Exercise details – Using the data beneath this instruction, retype only the lines from the one that contains "Convert this chart to Plotly code." down to the one that contains "18890, 17000, 15590]", both included, exactly as they appear.

Stored records –
-- Begin --

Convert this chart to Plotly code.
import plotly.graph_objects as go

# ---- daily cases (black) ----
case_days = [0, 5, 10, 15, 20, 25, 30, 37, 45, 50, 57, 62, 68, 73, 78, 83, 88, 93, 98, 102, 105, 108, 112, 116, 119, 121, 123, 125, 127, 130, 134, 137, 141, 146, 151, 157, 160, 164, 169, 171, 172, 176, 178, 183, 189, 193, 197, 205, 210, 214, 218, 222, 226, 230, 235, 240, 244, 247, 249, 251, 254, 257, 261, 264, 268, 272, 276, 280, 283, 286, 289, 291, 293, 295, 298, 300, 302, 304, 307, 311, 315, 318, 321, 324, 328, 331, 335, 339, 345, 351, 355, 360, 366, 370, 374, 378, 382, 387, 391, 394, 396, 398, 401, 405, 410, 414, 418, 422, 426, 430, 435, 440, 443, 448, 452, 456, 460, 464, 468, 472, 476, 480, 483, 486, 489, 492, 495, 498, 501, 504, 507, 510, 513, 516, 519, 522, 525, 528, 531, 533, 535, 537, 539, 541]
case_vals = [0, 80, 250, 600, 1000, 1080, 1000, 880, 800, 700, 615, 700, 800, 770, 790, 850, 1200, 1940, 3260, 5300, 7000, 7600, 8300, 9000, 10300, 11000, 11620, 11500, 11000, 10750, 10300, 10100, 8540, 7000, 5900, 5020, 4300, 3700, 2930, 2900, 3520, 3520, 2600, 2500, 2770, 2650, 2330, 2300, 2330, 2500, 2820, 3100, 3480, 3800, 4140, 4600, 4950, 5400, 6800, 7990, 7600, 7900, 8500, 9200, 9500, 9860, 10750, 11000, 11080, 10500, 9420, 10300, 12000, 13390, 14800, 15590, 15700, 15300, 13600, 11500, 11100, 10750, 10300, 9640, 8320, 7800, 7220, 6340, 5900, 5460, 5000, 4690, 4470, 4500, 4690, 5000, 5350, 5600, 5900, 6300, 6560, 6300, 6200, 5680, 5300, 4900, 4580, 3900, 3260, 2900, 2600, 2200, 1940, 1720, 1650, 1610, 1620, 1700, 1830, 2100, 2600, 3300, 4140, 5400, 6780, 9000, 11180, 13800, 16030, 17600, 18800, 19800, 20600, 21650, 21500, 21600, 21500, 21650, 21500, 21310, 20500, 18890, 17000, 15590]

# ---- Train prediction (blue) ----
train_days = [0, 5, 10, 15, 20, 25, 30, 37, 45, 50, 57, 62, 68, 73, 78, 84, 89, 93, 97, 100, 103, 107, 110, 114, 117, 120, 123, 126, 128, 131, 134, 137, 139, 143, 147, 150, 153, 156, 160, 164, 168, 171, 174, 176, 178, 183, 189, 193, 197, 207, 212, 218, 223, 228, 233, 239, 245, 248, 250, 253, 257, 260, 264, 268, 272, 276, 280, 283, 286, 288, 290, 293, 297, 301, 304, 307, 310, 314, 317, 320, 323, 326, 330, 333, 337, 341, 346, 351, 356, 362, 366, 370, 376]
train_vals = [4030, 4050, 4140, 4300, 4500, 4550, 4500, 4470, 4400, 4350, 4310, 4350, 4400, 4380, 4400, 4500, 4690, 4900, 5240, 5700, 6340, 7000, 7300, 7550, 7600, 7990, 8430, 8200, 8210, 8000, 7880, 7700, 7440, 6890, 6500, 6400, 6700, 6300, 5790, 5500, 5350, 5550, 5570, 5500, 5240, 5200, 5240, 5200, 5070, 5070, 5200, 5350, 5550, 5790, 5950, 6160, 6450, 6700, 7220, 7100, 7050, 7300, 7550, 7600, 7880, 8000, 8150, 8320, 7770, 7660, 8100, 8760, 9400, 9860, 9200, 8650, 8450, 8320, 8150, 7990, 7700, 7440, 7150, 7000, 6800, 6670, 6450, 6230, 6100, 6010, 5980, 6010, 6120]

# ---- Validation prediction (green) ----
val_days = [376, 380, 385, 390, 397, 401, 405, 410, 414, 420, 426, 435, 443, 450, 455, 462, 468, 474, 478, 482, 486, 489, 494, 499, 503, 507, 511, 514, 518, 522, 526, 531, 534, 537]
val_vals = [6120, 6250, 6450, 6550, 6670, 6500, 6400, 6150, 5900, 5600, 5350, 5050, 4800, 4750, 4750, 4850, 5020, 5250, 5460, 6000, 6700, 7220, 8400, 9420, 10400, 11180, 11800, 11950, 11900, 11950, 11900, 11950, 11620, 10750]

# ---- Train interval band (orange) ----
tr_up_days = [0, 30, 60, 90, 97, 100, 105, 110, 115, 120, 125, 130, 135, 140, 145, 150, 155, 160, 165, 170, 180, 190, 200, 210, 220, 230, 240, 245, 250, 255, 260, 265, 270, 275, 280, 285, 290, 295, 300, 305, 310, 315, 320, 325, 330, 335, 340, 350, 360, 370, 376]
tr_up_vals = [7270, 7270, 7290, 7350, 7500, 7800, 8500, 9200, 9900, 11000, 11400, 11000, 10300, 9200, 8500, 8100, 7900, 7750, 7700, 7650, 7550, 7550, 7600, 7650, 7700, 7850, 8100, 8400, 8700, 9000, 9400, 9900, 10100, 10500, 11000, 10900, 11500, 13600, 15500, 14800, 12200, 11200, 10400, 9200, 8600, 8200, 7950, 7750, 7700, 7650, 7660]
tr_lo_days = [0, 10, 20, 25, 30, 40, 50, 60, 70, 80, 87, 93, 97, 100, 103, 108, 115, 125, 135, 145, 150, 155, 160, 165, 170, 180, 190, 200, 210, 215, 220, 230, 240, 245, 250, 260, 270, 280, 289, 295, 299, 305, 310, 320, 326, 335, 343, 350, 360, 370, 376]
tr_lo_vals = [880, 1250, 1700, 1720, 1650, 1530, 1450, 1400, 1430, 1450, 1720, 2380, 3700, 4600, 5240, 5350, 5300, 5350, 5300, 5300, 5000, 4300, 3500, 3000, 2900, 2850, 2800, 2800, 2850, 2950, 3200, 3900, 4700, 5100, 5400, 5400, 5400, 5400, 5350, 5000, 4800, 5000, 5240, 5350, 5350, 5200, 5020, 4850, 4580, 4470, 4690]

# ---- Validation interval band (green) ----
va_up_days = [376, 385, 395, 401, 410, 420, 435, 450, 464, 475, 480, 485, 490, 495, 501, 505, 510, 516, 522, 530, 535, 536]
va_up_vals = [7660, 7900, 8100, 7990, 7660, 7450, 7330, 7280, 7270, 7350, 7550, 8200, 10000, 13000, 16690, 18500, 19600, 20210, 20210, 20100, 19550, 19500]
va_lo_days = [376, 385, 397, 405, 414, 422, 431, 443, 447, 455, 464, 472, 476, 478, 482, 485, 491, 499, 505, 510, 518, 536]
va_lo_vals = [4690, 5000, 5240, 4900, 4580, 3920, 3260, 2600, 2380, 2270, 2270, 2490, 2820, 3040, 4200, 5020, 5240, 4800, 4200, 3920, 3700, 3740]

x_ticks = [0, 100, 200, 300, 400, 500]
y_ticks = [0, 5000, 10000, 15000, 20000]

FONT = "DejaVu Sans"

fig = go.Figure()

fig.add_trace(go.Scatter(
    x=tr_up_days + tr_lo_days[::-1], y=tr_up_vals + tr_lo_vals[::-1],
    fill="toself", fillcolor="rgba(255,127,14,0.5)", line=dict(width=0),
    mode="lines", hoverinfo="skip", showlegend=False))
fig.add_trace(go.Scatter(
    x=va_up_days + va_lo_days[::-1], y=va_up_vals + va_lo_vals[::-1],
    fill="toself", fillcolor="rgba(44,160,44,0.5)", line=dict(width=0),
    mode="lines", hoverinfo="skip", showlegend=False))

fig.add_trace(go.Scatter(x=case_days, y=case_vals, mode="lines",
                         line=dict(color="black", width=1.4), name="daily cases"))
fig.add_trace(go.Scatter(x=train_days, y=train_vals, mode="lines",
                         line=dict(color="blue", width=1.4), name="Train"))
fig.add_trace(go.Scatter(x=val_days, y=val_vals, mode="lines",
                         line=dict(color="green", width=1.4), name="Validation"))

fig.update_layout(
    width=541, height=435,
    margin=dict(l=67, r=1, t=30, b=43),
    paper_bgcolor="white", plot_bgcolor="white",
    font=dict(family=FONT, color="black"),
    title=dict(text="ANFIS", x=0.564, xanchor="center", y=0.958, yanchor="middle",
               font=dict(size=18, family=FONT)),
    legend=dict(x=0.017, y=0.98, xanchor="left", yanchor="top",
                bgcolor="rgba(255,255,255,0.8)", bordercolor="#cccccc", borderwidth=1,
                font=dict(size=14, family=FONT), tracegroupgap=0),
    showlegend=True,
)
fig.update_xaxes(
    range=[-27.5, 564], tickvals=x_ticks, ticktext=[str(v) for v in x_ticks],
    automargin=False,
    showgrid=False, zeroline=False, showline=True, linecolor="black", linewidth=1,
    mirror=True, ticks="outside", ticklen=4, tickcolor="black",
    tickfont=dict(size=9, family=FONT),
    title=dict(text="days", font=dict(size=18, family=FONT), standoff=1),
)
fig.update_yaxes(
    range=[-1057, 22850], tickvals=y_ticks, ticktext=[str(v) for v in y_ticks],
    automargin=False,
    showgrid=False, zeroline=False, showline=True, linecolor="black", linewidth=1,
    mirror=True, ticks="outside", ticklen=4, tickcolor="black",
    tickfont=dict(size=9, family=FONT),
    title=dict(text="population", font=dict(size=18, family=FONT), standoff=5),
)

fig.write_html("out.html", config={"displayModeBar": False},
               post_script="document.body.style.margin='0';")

-- End --
-- Begin --

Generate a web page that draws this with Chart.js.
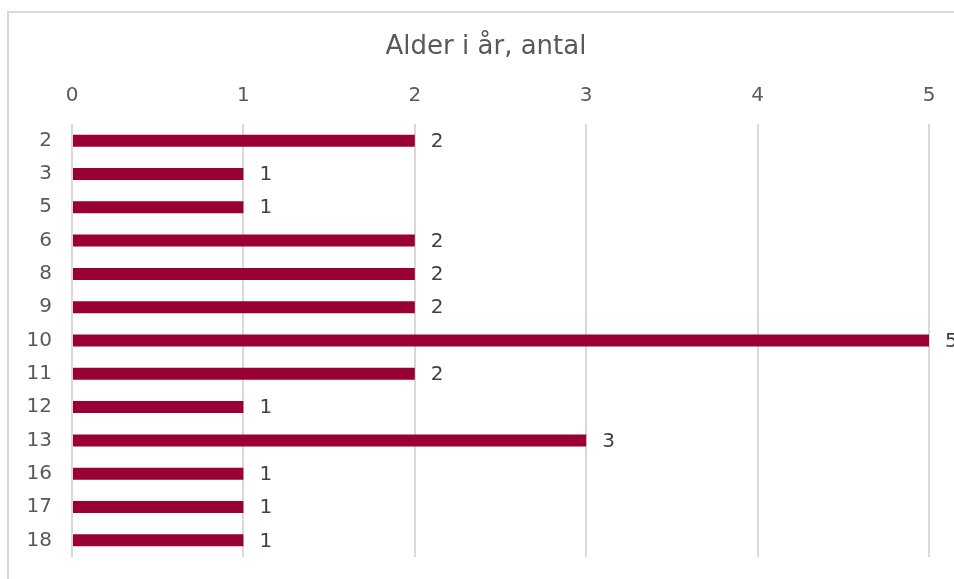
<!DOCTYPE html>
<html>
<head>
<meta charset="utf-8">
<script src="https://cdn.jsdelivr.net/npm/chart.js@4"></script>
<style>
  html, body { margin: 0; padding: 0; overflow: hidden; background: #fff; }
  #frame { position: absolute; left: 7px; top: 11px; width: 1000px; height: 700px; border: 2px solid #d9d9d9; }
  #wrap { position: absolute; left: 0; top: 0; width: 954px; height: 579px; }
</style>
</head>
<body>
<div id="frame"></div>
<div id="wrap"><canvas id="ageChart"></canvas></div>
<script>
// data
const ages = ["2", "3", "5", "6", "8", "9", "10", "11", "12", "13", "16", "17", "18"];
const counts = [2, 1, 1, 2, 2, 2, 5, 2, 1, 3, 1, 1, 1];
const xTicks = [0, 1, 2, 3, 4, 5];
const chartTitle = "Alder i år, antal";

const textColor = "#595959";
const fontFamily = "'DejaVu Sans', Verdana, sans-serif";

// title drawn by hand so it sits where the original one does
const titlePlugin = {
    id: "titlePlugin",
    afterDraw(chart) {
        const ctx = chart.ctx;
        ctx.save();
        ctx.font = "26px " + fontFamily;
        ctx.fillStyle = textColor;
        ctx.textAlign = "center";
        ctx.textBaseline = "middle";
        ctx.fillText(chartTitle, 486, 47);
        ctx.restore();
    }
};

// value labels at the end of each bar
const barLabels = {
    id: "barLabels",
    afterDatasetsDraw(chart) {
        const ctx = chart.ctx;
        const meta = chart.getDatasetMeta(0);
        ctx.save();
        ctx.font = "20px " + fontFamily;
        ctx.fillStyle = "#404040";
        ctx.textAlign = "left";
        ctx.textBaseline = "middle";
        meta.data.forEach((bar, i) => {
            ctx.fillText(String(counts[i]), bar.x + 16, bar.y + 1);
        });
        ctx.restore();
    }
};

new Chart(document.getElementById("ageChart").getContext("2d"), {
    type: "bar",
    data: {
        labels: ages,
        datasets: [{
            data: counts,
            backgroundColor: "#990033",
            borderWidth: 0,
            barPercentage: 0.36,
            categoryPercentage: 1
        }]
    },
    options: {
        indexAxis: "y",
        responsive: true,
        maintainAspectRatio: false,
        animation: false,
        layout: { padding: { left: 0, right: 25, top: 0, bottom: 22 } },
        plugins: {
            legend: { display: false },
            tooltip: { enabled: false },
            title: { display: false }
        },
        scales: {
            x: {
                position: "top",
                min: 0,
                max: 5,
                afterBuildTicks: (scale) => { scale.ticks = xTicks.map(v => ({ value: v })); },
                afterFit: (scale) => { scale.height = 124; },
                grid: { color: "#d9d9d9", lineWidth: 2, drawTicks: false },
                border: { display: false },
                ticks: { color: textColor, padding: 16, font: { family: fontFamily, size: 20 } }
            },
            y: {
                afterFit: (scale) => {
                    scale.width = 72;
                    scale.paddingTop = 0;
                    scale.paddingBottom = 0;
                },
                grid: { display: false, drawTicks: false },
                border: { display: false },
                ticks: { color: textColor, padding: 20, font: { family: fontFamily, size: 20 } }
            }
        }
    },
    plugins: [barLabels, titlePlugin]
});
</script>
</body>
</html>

-- End --
-- Begin --

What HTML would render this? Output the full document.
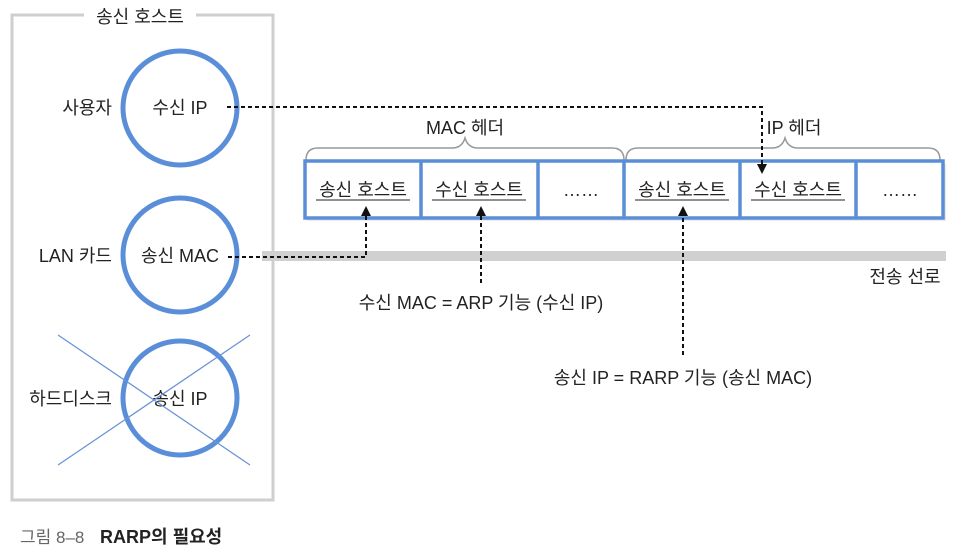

-- End --

The response –
Convert this chart to Plotly code.
import plotly.graph_objects as go

# ---- daily cases (black) ----
case_days = [0, 5, 10, 15, 20, 25, 30, 37, 45, 50, 57, 62, 68, 73, 78, 83, 88, 93, 98, 102, 105, 108, 112, 116, 119, 121, 123, 125, 127, 130, 134, 137, 141, 146, 151, 157, 160, 164, 169, 171, 172, 176, 178, 183, 189, 193, 197, 205, 210, 214, 218, 222, 226, 230, 235, 240, 244, 247, 249, 251, 254, 257, 261, 264, 268, 272, 276, 280, 283, 286, 289, 291, 293, 295, 298, 300, 302, 304, 307, 311, 315, 318, 321, 324, 328, 331, 335, 339, 345, 351, 355, 360, 366, 370, 374, 378, 382, 387, 391, 394, 396, 398, 401, 405, 410, 414, 418, 422, 426, 430, 435, 440, 443, 448, 452, 456, 460, 464, 468, 472, 476, 480, 483, 486, 489, 492, 495, 498, 501, 504, 507, 510, 513, 516, 519, 522, 525, 528, 531, 533, 535, 537, 539, 541]
case_vals = [0, 80, 250, 600, 1000, 1080, 1000, 880, 800, 700, 615, 700, 800, 770, 790, 850, 1200, 1940, 3260, 5300, 7000, 7600, 8300, 9000, 10300, 11000, 11620, 11500, 11000, 10750, 10300, 10100, 8540, 7000, 5900, 5020, 4300, 3700, 2930, 2900, 3520, 3520, 2600, 2500, 2770, 2650, 2330, 2300, 2330, 2500, 2820, 3100, 3480, 3800, 4140, 4600, 4950, 5400, 6800, 7990, 7600, 7900, 8500, 9200, 9500, 9860, 10750, 11000, 11080, 10500, 9420, 10300, 12000, 13390, 14800, 15590, 15700, 15300, 13600, 11500, 11100, 10750, 10300, 9640, 8320, 7800, 7220, 6340, 5900, 5460, 5000, 4690, 4470, 4500, 4690, 5000, 5350, 5600, 5900, 6300, 6560, 6300, 6200, 5680, 5300, 4900, 4580, 3900, 3260, 2900, 2600, 2200, 1940, 1720, 1650, 1610, 1620, 1700, 1830, 2100, 2600, 3300, 4140, 5400, 6780, 9000, 11180, 13800, 16030, 17600, 18800, 19800, 20600, 21650, 21500, 21600, 21500, 21650, 21500, 21310, 20500, 18890, 17000, 15590]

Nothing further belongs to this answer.